### DATA BLOCK
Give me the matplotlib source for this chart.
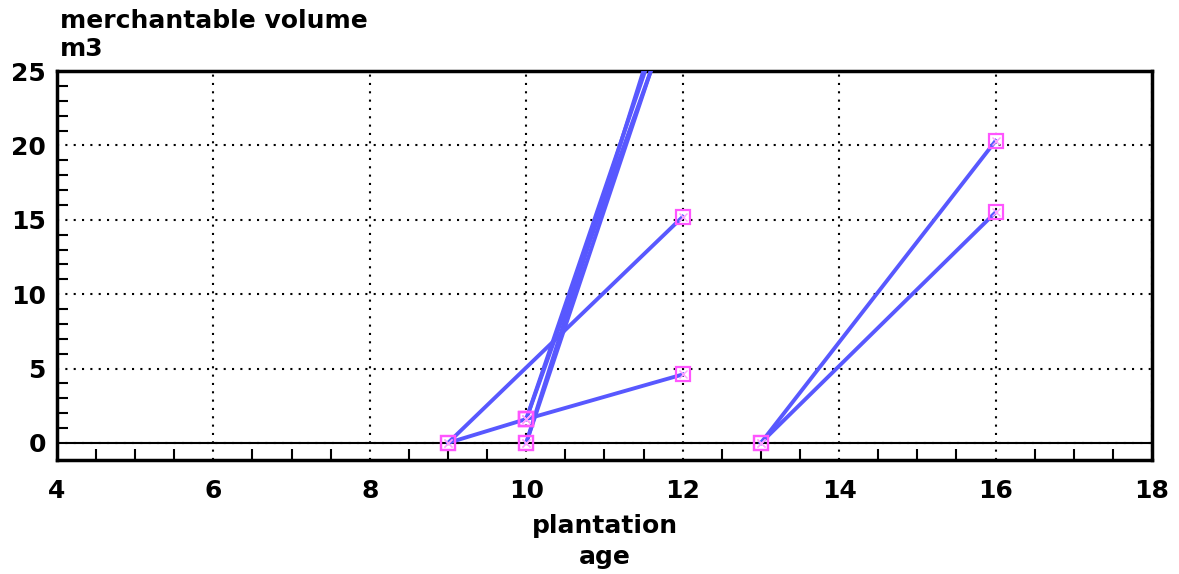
import matplotlib
matplotlib.use('Agg')
import matplotlib.pyplot as plt
from matplotlib.ticker import FixedLocator

# each growth segment: (age, volume) at start and end
start_age = [9, 9, 10, 13, 13, 10, 10, 10, 10]
start_vol = [0, 0, 1.6, 0, 0, 0, 0, 1.6, 1.6]
end_age = [12, 10, 12, 16, 16, 12, 12, 12, 12]
end_vol = [15.2, 1.6, 4.6, 20.3, 15.5, 31.4, 33.4, 31.0, 32.4]

x_ticks = [4, 6, 8, 10, 12, 14, 16, 18]
y_ticks = [0, 5, 10, 15, 20, 25]

LINE = '#5858ff'
MARK = '#ff55ff'
BOLD = dict(family='DejaVu Sans', weight='bold')

fig = plt.figure(figsize=(11.79, 5.74), dpi=100)
ax = fig.add_axes([0.0483, 0.1986, 0.9288, 0.6777])

for x0, y0, x1, y1 in zip(start_age, start_vol, end_age, end_vol):
    ax.plot([x0, x1], [y0, y1], color=LINE, lw=2.8, zorder=3)
    ax.plot([x0, x1], [y0, y1], ls='none', marker='s', ms=10, mfc='none',
            mec=MARK, mew=1.6, zorder=4)
    ax.plot([x0, x1], [y0, y1], ls='none', marker='x', ms=6, mec='#ffa0ff',
            mew=1, zorder=4)

ax.axhline(0, color='black', lw=1.5, zorder=2)

ax.set_xlim(4, 18)
ax.set_ylim(-1.15, 25)
ax.set_xticks(x_ticks)
ax.set_yticks(y_ticks)
# minor ticks everywhere except on the dotted gridlines
ax.xaxis.set_minor_locator(FixedLocator([v / 2 for v in range(8, 37) if v % 4 != 0]))
ax.yaxis.set_minor_locator(FixedLocator([v for v in range(0, 26) if v % 5 != 0]))
ax.tick_params(which='major', length=0, labelsize=18)
ax.tick_params(axis='x', which='major', pad=14)
ax.tick_params(axis='y', which='major', pad=8)
ax.tick_params(which='minor', direction='in', length=8, width=1.5)
for lab in ax.get_xticklabels() + ax.get_yticklabels():
    lab.set_fontweight('bold')

ax.grid(True, which='major', color='black', ls=(0, (1, 3)), lw=1.5)
for s in ax.spines.values():
    s.set_linewidth(2.5)

fig.text(0.051, 0.985, 'merchantable volume', ha='left', va='top', fontsize=18, **BOLD)
fig.text(0.051, 0.935, 'm3', ha='left', va='top', fontsize=18, **BOLD)
fig.text(0.513, 0.105, 'plantation', ha='center', va='top', fontsize=18, **BOLD)
fig.text(0.513, 0.05, 'age', ha='center', va='top', fontsize=18, **BOLD)

fig.savefig('out.png', dpi=100)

### GIVEN EXERCISE
Pictures in the data above should not be copied; transcribe everything else exactly.

### WORKED ANSWER
Give me the matplotlib source for this chart.
import matplotlib
matplotlib.use('Agg')
import matplotlib.pyplot as plt
from matplotlib.ticker import FixedLocator

# each growth segment: (age, volume) at start and end
start_age = [9, 9, 10, 13, 13, 10, 10, 10, 10]
start_vol = [0, 0, 1.6, 0, 0, 0, 0, 1.6, 1.6]
end_age = [12, 10, 12, 16, 16, 12, 12, 12, 12]
end_vol = [15.2, 1.6, 4.6, 20.3, 15.5, 31.4, 33.4, 31.0, 32.4]

x_ticks = [4, 6, 8, 10, 12, 14, 16, 18]
y_ticks = [0, 5, 10, 15, 20, 25]

LINE = '#5858ff'
MARK = '#ff55ff'
BOLD = dict(family='DejaVu Sans', weight='bold')

fig = plt.figure(figsize=(11.79, 5.74), dpi=100)
ax = fig.add_axes([0.0483, 0.1986, 0.9288, 0.6777])

for x0, y0, x1, y1 in zip(start_age, start_vol, end_age, end_vol):
    ax.plot([x0, x1], [y0, y1], color=LINE, lw=2.8, zorder=3)
    ax.plot([x0, x1], [y0, y1], ls='none', marker='s', ms=10, mfc='none',
            mec=MARK, mew=1.6, zorder=4)
    ax.plot([x0, x1], [y0, y1], ls='none', marker='x', ms=6, mec='#ffa0ff',
            mew=1, zorder=4)

ax.axhline(0, color='black', lw=1.5, zorder=2)

ax.set_xlim(4, 18)
ax.set_ylim(-1.15, 25)
ax.set_xticks(x_ticks)
ax.set_yticks(y_ticks)
# minor ticks everywhere except on the dotted gridlines
ax.xaxis.set_minor_locator(FixedLocator([v / 2 for v in range(8, 37) if v % 4 != 0]))
ax.yaxis.set_minor_locator(FixedLocator([v for v in range(0, 26) if v % 5 != 0]))
ax.tick_params(which='major', length=0, labelsize=18)
ax.tick_params(axis='x', which='major', pad=14)
ax.tick_params(axis='y', which='major', pad=8)
ax.tick_params(which='minor', direction='in', length=8, width=1.5)
for lab in ax.get_xticklabels() + ax.get_yticklabels():
    lab.set_fontweight('bold')

ax.grid(True, which='major', color='black', ls=(0, (1, 3)), lw=1.5)
for s in ax.spines.values():
    s.set_linewidth(2.5)

fig.text(0.051, 0.985, 'merchantable volume', ha='left', va='top', fontsize=18, **BOLD)
fig.text(0.051, 0.935, 'm3', ha='left', va='top', fontsize=18, **BOLD)
fig.text(0.513, 0.105, 'plantation', ha='center', va='top', fontsize=18, **BOLD)
fig.text(0.513, 0.05, 'age', ha='center', va='top', fontsize=18, **BOLD)

fig.savefig('out.png', dpi=100)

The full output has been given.